1999 › Mark A. Rothstein
21st Farfel Recipient
Health Law and Policy Institute
Hugh Roy and Lillie Cranz Cullen Distinguished Professor of Law
Law Center
When Mark Rothstein won the Farfel Award
in 1999, he had been a faculty member since 1985, an award-winning
law professor and a scholar at the helm of the university’s
Health Law and Policy Institute, the top-ranked health law program
in the United States. He was the first law faculty member to receive
the Farfel Award.
In January 2000, Rothstein was named director
of the Institute for Bioethics Health Policy and Law, and the Herbert
F. Boehl Chair of Law and Medicine at the University of Louisville
School of Medicine.
Rothstein is a renowned expert in health
law, specifically the ethical and legal issues raised by the Human
Genome Project. His distinguished career includes being named the
1999 National Public Hero of the Year by the University of California
at Berkeley School of Public Health and the Hugh Roy and Lillie
Cranz Cullen Distinguished Professor of Law at UH.
The Health Law and Policy Institute, under
his direction from 1986 to 2000, has been ranked as the top health
law program in the country and continued that tradition by ranking
first in the U.S. News and World Report Survey in April 1999.
Cornell Law Library named the Health Law and Policy Institute's
Web site, Health Law Perspectives, most valuable law-related
Web site.
The author of twelve books one of which
is used as the standard reference in the field of occupational safety
and health law for lawyers, Rothstein is the lead author of the
employment law casebook presently used in more than 100 law schools
and graduate schools.
A Pennsylvania native, Rothstein received
his bachelor’s degree with honors from University of Pittsburgh
in 1970. He earned his juris doctorate in 1973 from Georgetown University,
where he served as a law review editor.
Rothstein believed that the Farfel Award
recognizes professors who try to share their expertise with the
community, something he has made a conscious effort to do throughout
his career.

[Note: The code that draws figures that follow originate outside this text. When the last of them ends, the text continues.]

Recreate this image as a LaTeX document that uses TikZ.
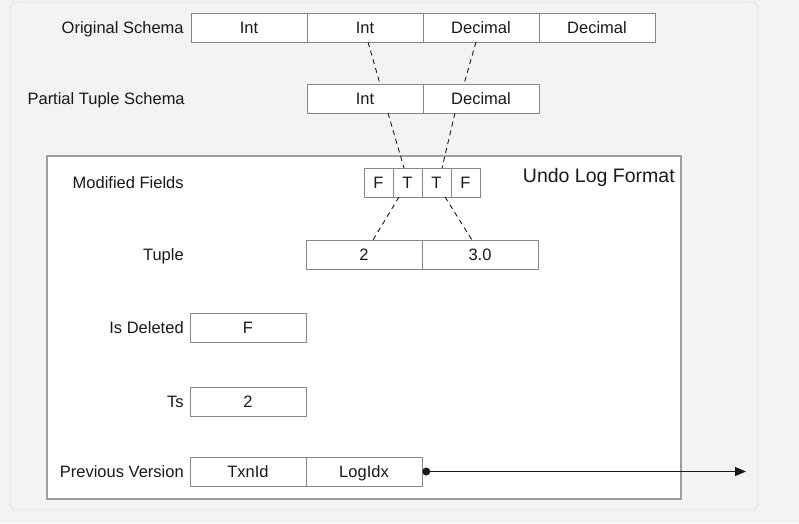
\documentclass[tikz,border=0pt]{standalone}
\usepackage{fontspec}
\setmainfont{Liberation Sans}
\usetikzlibrary{positioning}
\usetikzlibrary{arrows.meta}
\usetikzlibrary{calc}

\definecolor{pagebg}{RGB}{242,243,245}
\definecolor{panelline}{RGB}{224,226,229}
\definecolor{cellline}{RGB}{135,135,135}
\definecolor{boxline}{RGB}{158,158,158}
\definecolor{ink}{RGB}{25,25,25}

\begin{document}
\begin{tikzpicture}[x=1pt,y=-1pt,semithick,
  txt/.style={font=\fontsize{16.5}{19}\selectfont,text=ink,text height=11.8pt,text depth=0pt},
  cell/.style={txt,rectangle,draw=cellline,line width=0.9pt,fill=white,inner sep=0,outer sep=0,minimum width=116pt,minimum height=29pt},
  flag/.style={cell,minimum width=29pt},
  lbl/.style={txt,anchor=east,inner sep=0},
  link/.style={draw=ink,line width=0.9pt,dash pattern=on 5pt off 4pt},
  pointer/.style={draw=ink,line width=1pt,-{Triangle[length=11pt,width=9pt]}}]
  \fill[pagebg] (0,0) rectangle (799,523);
  \useasboundingbox (0,0) rectangle (799,523);
  \draw[panelline,line width=0.8pt,rounded corners=7pt] (10,2) rectangle (758,510);
  % undo log frame
  \node[draw=boxline,line width=1.6pt,fill=white,inner sep=0,minimum width=634pt,minimum height=343pt] (undolog) at (364,327.5) {};
  \node[txt,font=\fontsize{19.5}{22}\selectfont,text height=13.8pt,anchor=north east,inner sep=0] (undotitle) at (675,168) {Undo Log Format};
  % schemas
  \node[cell] (oi1) at (249,27.5) {Int};
  \node[cell,right=0pt of oi1] (oi2) {Int};
  \node[cell,right=0pt of oi2] (od1) {Decimal};
  \node[cell,right=0pt of od1] (od2) {Decimal};
  \node[cell] (pi1) at (365,98.5) {Int};
  \node[cell,right=0pt of pi1] (pd2) {Decimal};
  % log fields
  \node[flag] (mf1) at (378.5,182.5) {F};
  \node[flag,right=0pt of mf1] (mf2) {T};
  \node[flag,right=0pt of mf2] (mf3) {T};
  \node[flag,right=0pt of mf3] (mf4) {F};
  \node[cell] (tu1) at (364,254.5) {2};
  \node[cell,right=0pt of tu1] (tu2) {3.0};
  \node[cell] (isdel) at (248,327.5) {F};
  \node[cell] (ts) at (248,401.5) {2};
  \node[cell] (pv1) at (248,471.5) {TxnId};
  \node[cell,right=0pt of pv1] (pv2) {LogIdx};
  % labels
  \node[lbl] (loriginal) at (184,27.5) {Original Schema};
  \node[lbl] (lpartial) at (185,98.5) {Partial Tuple Schema};
  \node[lbl] (lmodified) at (184,182.5) {Modified Fields};
  \node[lbl] (ltuple) at (184,254.5) {Tuple};
  \node[lbl] (lisdel) at (184,327.5) {Is Deleted};
  \node[lbl] (lts) at (184,401.5) {Ts};
  \node[lbl] (lprev) at (184,471.5) {Previous Version};
  % dashed links
  \path[link] ($(oi2.south)+(3,0)$) -- ($(pi1.north)+(15,0)$);
  \path[link] ($(od1.south)+(-5,0)$) -- ($(pd2.north)+(-17,0)$);
  \path[link] ($(pi1.south)+(23,0)$) -- ($(mf2.north)+(-3.5,0)$);
  \path[link] ($(pd2.south)+(-26,0)$) -- ($(mf3.north)+(5.5,0)$);
  \path[link] ($(mf2.south)+(-8.5,0)$) -- ($(tu1.north)+(9,0)$);
  \path[link] ($(mf3.south)+(8.5,0)$) -- ($(tu2.north)+(-8,0)$);
  % previous version pointer
  \node[circle,fill=ink,inner sep=0,minimum size=8pt,right=0pt of pv2] (pvdot) {};
  \coordinate (pvend) at (746,471.5);
  \path[pointer] (pvdot.center) -- (pvend);
\end{tikzpicture}
\end{document}
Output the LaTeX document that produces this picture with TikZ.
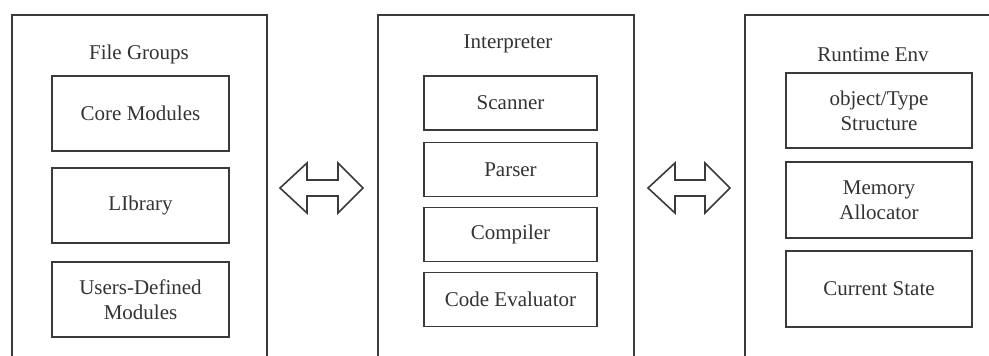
\documentclass[tikz,border=0pt]{standalone}
\usepackage{fontspec}
\setmainfont{Liberation Serif}
\definecolor{ink}{HTML}{3A3A3A}
\definecolor{txt}{HTML}{333333}
\begin{document}
\begin{tikzpicture}[x=1pt,y=-1pt,
  outerbox/.style={draw=ink,line width=1.8pt,inner sep=0pt,anchor=north west},
  innerbox/.style={draw=ink,line width=1.8pt,inner sep=0pt,align=center,text=txt,
    font=\fontsize{21}{25}\selectfont},
  title/.style={text=txt,font=\fontsize{21}{25}\selectfont,inner sep=0pt},
  blockarrow/.style={draw=ink,line width=1.6pt,fill=white,line join=miter}]
\useasboundingbox (0,0) rectangle (989,356);
\clip (0,0) rectangle (989,356);
% outer containers
\node[outerbox,minimum width=255pt,minimum height=400pt] (L) at (11,14) {};
\node[outerbox,minimum width=256pt,minimum height=400pt] (M) at (377,14) {};
\node[outerbox,minimum width=360pt,minimum height=400pt] (R) at (744,14) {};
% titles
\node[title] (Lt) at (139,54) {File Groups};
\node[title] (Mt) at (508,44) {Interpreter};
\node[title] (Rt) at (873,55) {Runtime Env};
% left inner
\node[innerbox,minimum width=177pt,minimum height=75pt] (core) at (140.5,113.5) {Core Modules};
\node[innerbox,minimum width=177pt,minimum height=75pt] (lib) at (140.5,205.5) {LIbrary};
\node[innerbox,minimum width=177pt,minimum height=75pt] (user) at (140.5,299.5) {Users-Defined\\Modules};
% middle inner
\node[innerbox,minimum width=173pt,minimum height=54pt] (scan) at (510.5,103) {Scanner};
\node[innerbox,minimum width=173pt,minimum height=54pt] (pars) at (510.5,169.5) {Parser};
\node[innerbox,minimum width=173pt,minimum height=54pt] (comp) at (510.5,234.5) {Compiler};
\node[innerbox,minimum width=173pt,minimum height=54pt] (eval) at (510.5,299.5) {Code Evaluator};
% right inner
\node[innerbox,minimum width=186pt,minimum height=75pt] (obj) at (879,110.5) {object/Type\\Structure};
\node[innerbox,minimum width=186pt,minimum height=76pt] (mem) at (879,200) {Memory\\Allocator};
\node[innerbox,minimum width=186pt,minimum height=76pt] (cur) at (879,289) {Current State};
% block arrows (double-headed)
\coordinate (a1) at (321.5,188);
\coordinate (a2) at (689,188);
\draw[blockarrow] (a1) ++(-41.5,0) -- ++(27,-25) -- ++(0,17) -- ++(31,0) -- ++(0,-17)
  -- ++(25,25) -- ++(-25,25) -- ++(0,-17) -- ++(-31,0) -- ++(0,17) -- cycle;
\draw[blockarrow] (a2) ++(-41,0) -- ++(27,-25) -- ++(0,17) -- ++(30,0) -- ++(0,-17)
  -- ++(25,25) -- ++(-25,25) -- ++(0,-17) -- ++(-30,0) -- ++(0,17) -- cycle;
\end{tikzpicture}
\end{document}
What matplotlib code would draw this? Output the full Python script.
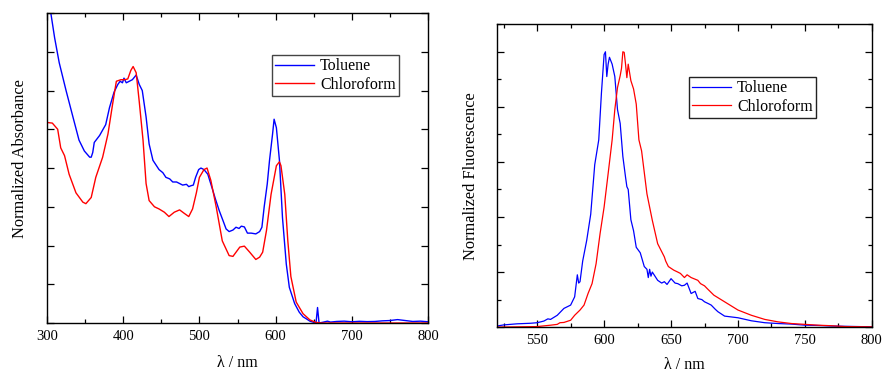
import matplotlib
matplotlib.use("Agg")
import matplotlib.pyplot as plt
from matplotlib.ticker import MultipleLocator, NullFormatter

plt.rcParams['font.family'] = ['Liberation Serif', 'DejaVu Serif']

# ---- Absorbance spectra ----
abs_tol_wl = [300, 305, 310, 316, 325, 334, 342, 349, 356, 358, 360, 362, 369, 377, 382, 388,
              393, 396, 399, 401, 404, 408, 412, 417, 421, 425, 430, 434, 439, 443, 447, 452,
              456, 461, 465, 470, 474, 478, 483, 486, 489, 492, 495, 499, 502, 506, 511, 517,
              521, 526, 531, 535, 539, 544, 548, 552, 555, 559, 563, 568, 574, 579, 582, 585,
              589, 592, 596, 598, 601, 605, 609, 614, 618, 625, 631, 636, 640, 645, 649, 653,
              655, 657, 662, 668, 672, 680, 690, 700, 710, 720, 730, 740, 750, 760, 770, 780,
              790, 800]
abs_tol = [2.10, 2.00, 1.84, 1.68, 1.50, 1.33, 1.18, 1.11, 1.07, 1.07, 1.10, 1.165, 1.21, 1.28, 1.39, 1.49,
           1.54, 1.56, 1.55, 1.58, 1.55, 1.56, 1.57, 1.60, 1.54, 1.50, 1.33, 1.155, 1.05, 1.02, 0.99, 0.97,
           0.94, 0.93, 0.91, 0.91, 0.90, 0.89, 0.895, 0.88, 0.886, 0.89, 0.94, 0.99, 1.00, 0.99, 0.96, 0.865,
           0.80, 0.725, 0.66, 0.607, 0.59, 0.60, 0.618, 0.61, 0.625, 0.62, 0.58, 0.58, 0.575, 0.59, 0.618, 0.75,
           0.897, 1.05, 1.22, 1.315, 1.26, 1.05, 0.68, 0.38, 0.23, 0.125, 0.07, 0.04, 0.028, 0.012, 0.006, 0.0,
           0.10, 0.0, 0.005, 0.012, 0.006, 0.010, 0.012, 0.008, 0.011, 0.009, 0.010, 0.014, 0.016, 0.022, 0.016, 0.010,
           0.012, 0.008]

abs_chl_wl = [300, 307, 314, 318, 323, 329, 338, 347, 351, 358, 364, 373, 380, 386, 391, 397,
              402, 406, 410, 413, 417, 421, 426, 430, 434, 441, 447, 454, 460, 467, 474, 480,
              486, 491, 496, 500, 506, 510, 515, 522, 530, 539, 544, 553, 559, 566, 574, 579,
              583, 588, 594, 601, 605, 607, 612, 616, 620, 627, 636, 645, 653, 660, 700, 750,
              800]
abs_chl = [1.294, 1.29, 1.25, 1.13, 1.08, 0.96, 0.84, 0.78, 0.77, 0.81, 0.94, 1.07, 1.22, 1.41, 1.56, 1.57,
           1.57, 1.575, 1.63, 1.655, 1.615, 1.43, 1.18, 0.90, 0.79, 0.75, 0.736, 0.715, 0.687, 0.715, 0.73, 0.708,
           0.687, 0.736, 0.84, 0.94, 0.99, 1.0, 0.92, 0.75, 0.53, 0.435, 0.43, 0.49, 0.496, 0.457, 0.41, 0.425,
           0.457, 0.597, 0.83, 1.015, 1.04, 1.015, 0.83, 0.53, 0.30, 0.135, 0.06, 0.02, 0.004, 0.0, 0.0, 0.0,
           0.0]

# ---- Fluorescence spectra ----
fl_tol_wl = [520, 525, 530, 535, 540, 545, 550, 555, 558, 560, 565, 570, 575, 578, 580, 581,
             582, 584, 587, 590, 593, 596, 598, 600, 601, 602, 603, 604, 606, 608, 610, 612,
             614, 616, 617, 618, 620, 622, 624, 627, 630, 632, 633, 634, 635, 636, 640, 643,
             645, 647, 650, 653, 655, 658, 660, 662, 665, 668, 670, 673, 675, 678, 680, 683,
             685, 690, 700, 710, 720, 730, 740, 750, 760, 770, 780, 790, 800]
fl_tol = [0.004, 0.008, 0.010, 0.012, 0.013, 0.014, 0.016, 0.022, 0.030, 0.028, 0.043, 0.068, 0.080, 0.11, 0.19, 0.16,
          0.165, 0.24, 0.315, 0.41, 0.59, 0.68, 0.85, 0.99, 1.0, 0.91, 0.955, 0.98, 0.955, 0.91, 0.79, 0.74,
          0.62, 0.545, 0.51, 0.50, 0.39, 0.35, 0.29, 0.27, 0.22, 0.21, 0.18, 0.21, 0.185, 0.20, 0.17, 0.16,
          0.165, 0.155, 0.176, 0.16, 0.158, 0.15, 0.152, 0.16, 0.122, 0.13, 0.104, 0.10, 0.092, 0.085, 0.08, 0.065,
          0.056, 0.040, 0.034, 0.023, 0.016, 0.013, 0.011, 0.007, 0.006, 0.004, 0.003, 0.002, 0.001]

fl_chl_wl = [520, 535, 550, 560, 565, 567, 570, 575, 578, 582, 585, 588, 591, 594, 597, 600,
             603, 606, 608, 610, 612, 613, 614, 615, 616, 617, 618, 620, 622, 624, 626, 628,
             632, 636, 640, 645, 646, 648, 652, 655, 657, 660, 662, 665, 667, 670, 672, 675,
             677, 682, 690, 700, 710, 720, 730, 740, 750, 760, 770, 780, 800]
fl_chl = [0.0, 0.001, 0.002, 0.007, 0.010, 0.016, 0.017, 0.025, 0.043, 0.062, 0.080, 0.122, 0.158, 0.23, 0.34, 0.436,
          0.557, 0.68, 0.79, 0.87, 0.913, 0.94, 1.0, 0.998, 0.955, 0.906, 0.955, 0.895, 0.865, 0.81, 0.68, 0.64,
          0.484, 0.388, 0.303, 0.255, 0.24, 0.22, 0.207, 0.20, 0.195, 0.18, 0.19, 0.18, 0.176, 0.17, 0.158, 0.15,
          0.14, 0.116, 0.092, 0.062, 0.043, 0.028, 0.019, 0.013, 0.010, 0.007, 0.005, 0.002, 0.001]

solvents = ["Toluene", "Chloroform"]
colors = ["#0000ff", "#ff0000"]

fig = plt.figure(figsize=(8.82, 3.73), dpi=100)
ax1 = fig.add_axes([0.0533, 0.134, 0.432, 0.831])
ax2 = fig.add_axes([0.5635, 0.123, 0.425, 0.812])

ax1.plot(abs_tol_wl, abs_tol, color=colors[0], lw=1.0, label=solvents[0])
ax1.plot(abs_chl_wl, abs_chl, color=colors[1], lw=1.0, label=solvents[1])
ax1.set_xlim(300, 800)
ax1.set_ylim(0, 2.0)
ax1.xaxis.set_major_locator(MultipleLocator(100))
ax1.xaxis.set_minor_locator(MultipleLocator(50))
ax1.yaxis.set_major_locator(MultipleLocator(0.25))
ax1.yaxis.set_major_formatter(NullFormatter())
ax1.set_xlabel("λ / nm", fontsize=11.5, labelpad=9)
ax1.set_ylabel("Normalized Absorbance", fontsize=11.8, labelpad=9)
ax1.yaxis.label.set_y(0.53)
leg1 = ax1.legend(loc="upper right", bbox_to_anchor=(0.924, 0.864), borderaxespad=0,
                  fontsize=11.5, fancybox=False, edgecolor="#444444", framealpha=1,
                  handlelength=2.4, borderpad=0.2, labelspacing=0.15, handletextpad=0.4)
leg1.get_frame().set_linewidth(1.0)

ax2.plot(fl_tol_wl, fl_tol, color=colors[0], lw=0.9, label=solvents[0])
ax2.plot(fl_chl_wl, fl_chl, color=colors[1], lw=0.9, label=solvents[1])
ax2.set_xlim(520, 800)
ax2.set_ylim(0, 1.1)
ax2.xaxis.set_major_locator(MultipleLocator(50))
ax2.xaxis.set_minor_locator(MultipleLocator(25))
ax2.yaxis.set_major_locator(MultipleLocator(0.2))
ax2.yaxis.set_minor_locator(MultipleLocator(0.1))
ax2.yaxis.set_major_formatter(NullFormatter())
ax2.set_xlabel("λ / nm", fontsize=11.5, labelpad=7)
ax2.set_ylabel("Normalized Fluorescence", fontsize=11.8, labelpad=8)
leg2 = ax2.legend(loc="upper right", bbox_to_anchor=(0.851, 0.825), borderaxespad=0,
                  fontsize=11.5, fancybox=False, edgecolor="#222222", framealpha=1,
                  handlelength=2.4, borderpad=0.2, labelspacing=0.15, handletextpad=0.4)
leg2.get_frame().set_linewidth(1.0)

for ax in (ax1, ax2):
    ax.tick_params(which="both", direction="in", top=True, right=True, labelsize=10.5)
    ax.tick_params(which="major", length=5, width=0.9, pad=5)
    ax.tick_params(which="minor", length=3, width=0.9)
    for s in ax.spines.values():
        s.set_linewidth(1.0)

fig.savefig("out.png", dpi=100)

Public service should be an essential part of
the life of a university professor, he said. Getting
out in the community should be a goal of all educators. There are
many reasons why: it improves the quality of your teaching and research;
you serve as a role model; it improves university and community
relations; and it helps pay our debt to society. Academics have
a very privileged life, and this should be one way we give back
to the community that gives so much.